The Mass Production of Platform Hulls
Petrobras has launched an undertaking, currently being constructed, which will make the company the first mass producer of FPSO and semisubmersible platform hulls in the world. In addition, it will revitalize the Brazilian shipbuilding industry and will stimulate the Brazilian economy. This will be the Rio Grande dry dock complex.
The dry dock complex will revitalize the Brazilian offshore industry
“This is an important undertaking,” according to the manager of Shipbuilding Enterprises in the Petrobras Engineering area, Alexandre Lugtenburg de Garcia. “In the city of Rio Grande, in the state of Rio Grande do Sul, this complex will operate as a site for the construction, conversion, and repair of production and drilling platforms in an area of about 500,000m2. It will include workshops equipped to process up to 12,000 tons of steel per year. It will also have a steel structure, known as a gantry crane, with 130 meters of open span and a height of 80 meters that will allow the lifting of loads up to 600 tons. There will be two yards of approximately 100,000m² each, which will be used for the construction of offshore modules. The complex will house a dry dock measuring 350m long, 130m wide and 14m deep, as well as a 130 meter dry dock floating gate, which will allow the flooding or the draining of the dock, the entry of vessels for repair or conversion, and the exit of ships or hulls to the sea. There will also be two finishing wharfs measuring 150 and 350m, respectively,” he says.
Budgeted at US$ 265 million, the complex, to be constructed on land leased for 10 years, will be owned by Petrobras and the company WTorre during this period, with 80% held by Petrobras and 20% by WTorre, which will operate the complex. At the end of this period the complex will be transferred totally to WTorre and, given that it will possess an infrastructure for the manufacture of entire FPSOs, semisubmersible and monocolumn platforms, or only the hulls, it will be able to render services to Petrobras and any other customers.

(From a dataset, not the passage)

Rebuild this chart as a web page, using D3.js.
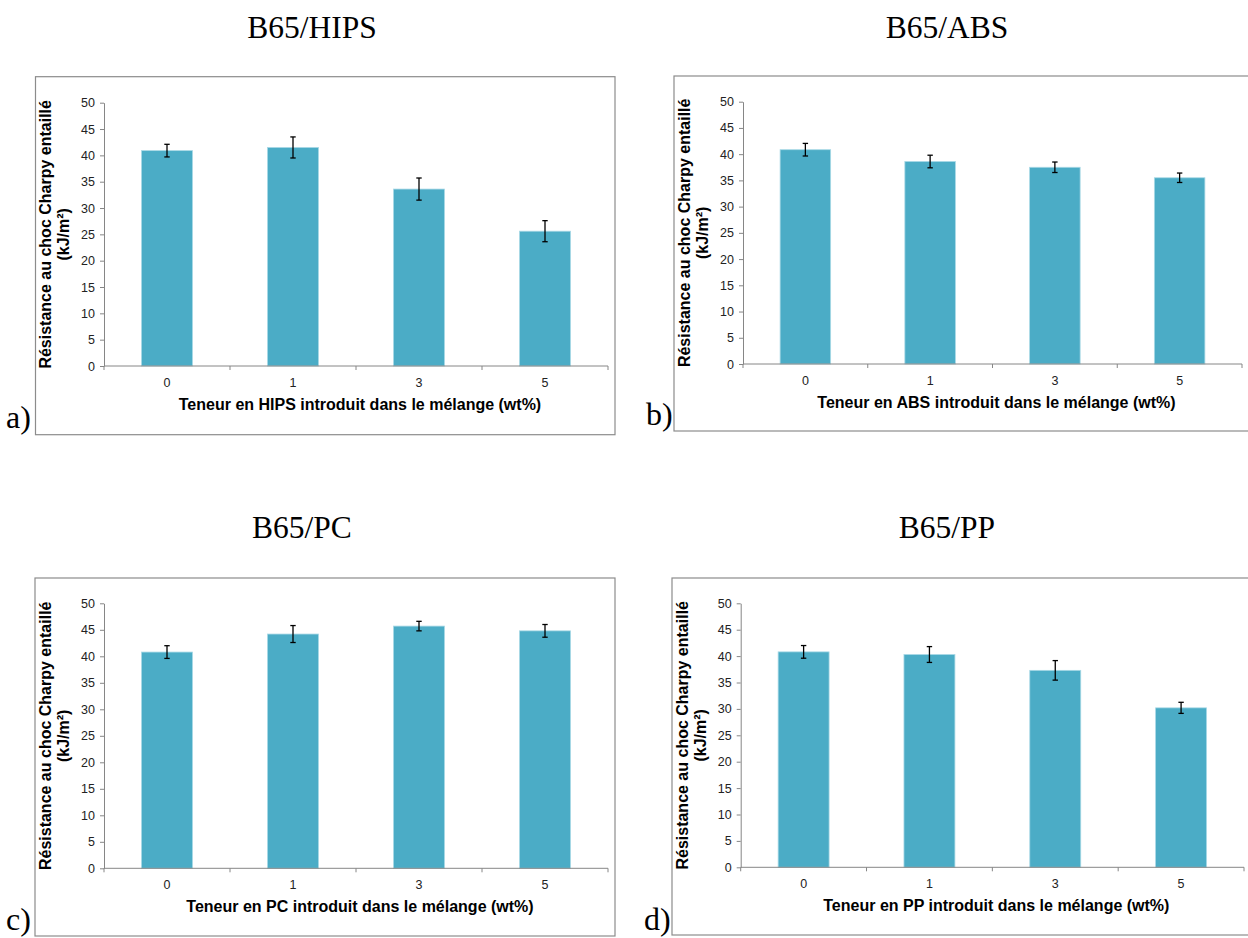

The complex will provide Petrobras with significant gains, especially considering that the offshore market is currently overheated, shipyards around the world are overburdened with work, and, in Brazil, there are no shipyards equipped to construct platforms, be it for the width or the depth of the dock. “The company will benefit from reduced costs due to economies of scale in the purchase of raw materials. It will be able to negotiate favorable prices by purchasing in Brazil and in large quantities, with no competition of comparable size. It will reduce importation. It will receive fiscal incentives from the Rio Grande do Sul government, which has every interest in hosting an enterprise which will stimulate the local economy. The demand for platform hulls will be met, as components of the construction process can be fabricated in various Brazilian shipyards, but the hulls, for the moment, can only be made in the Rio Grande complex or overseas. Finally, the construction time will be reduced because there will be no need to send Brazilian vessels to Asia to have their hulls adapted for FPSOs and semisubmersible platforms in China, Korea, or Singapore,” says the manager of E&P and Maritime Transportation, Roberto Gonçalves.
Brazil will also benefit from the enterprise. “In line with the Brazilian government’s Program for the Mobilization of the National Oil and Natural Gas Industry, PROMIMP, the complex will revitalize the goods and services industry in the city of Rio Grande and will make it a shipbuilding center. It will provide a new stimulus to the Brazilian shipbuilding industry in general and will enable Brazil to carry out services which up to now have been contracted only overseas. It will increase the national content in Petrobras platforms. Besides, it will generate employment and income, which will contribute to the nation’s development,” emphasizes Pedro Barusco, executive manager of the Petrobras Engineering area.
According to Lugtenburg de Garcia, just in the construction phase of the dock, about 1,500 direct jobs were created. In addition, another 3,500 are anticipated when the first service is implemented in the complex – the assembly of the P-55 hull and the construction of tubing and auxiliary structures. The work will begin in 2008 and will be completed in 2011, when the platform will be installed in the Roncador field in the Campos Basin.
Other projects to be carried out in the complex are, for example, the remodeling of the P-17 semisubmersible platform, the construction of the hull of the TLWP (tension leg wellhead platform) type P-61, and the construction of a series of four or six standardized hulls for FPSOs. The idea is, after all, to make maximum use of the space.
The dock should be completed in February, 2009. At that time a benchmark for the Brazilian shipbuilding and offshore industries will have been achieved, and Petrobras will have proved it transforms challenges into opportunities.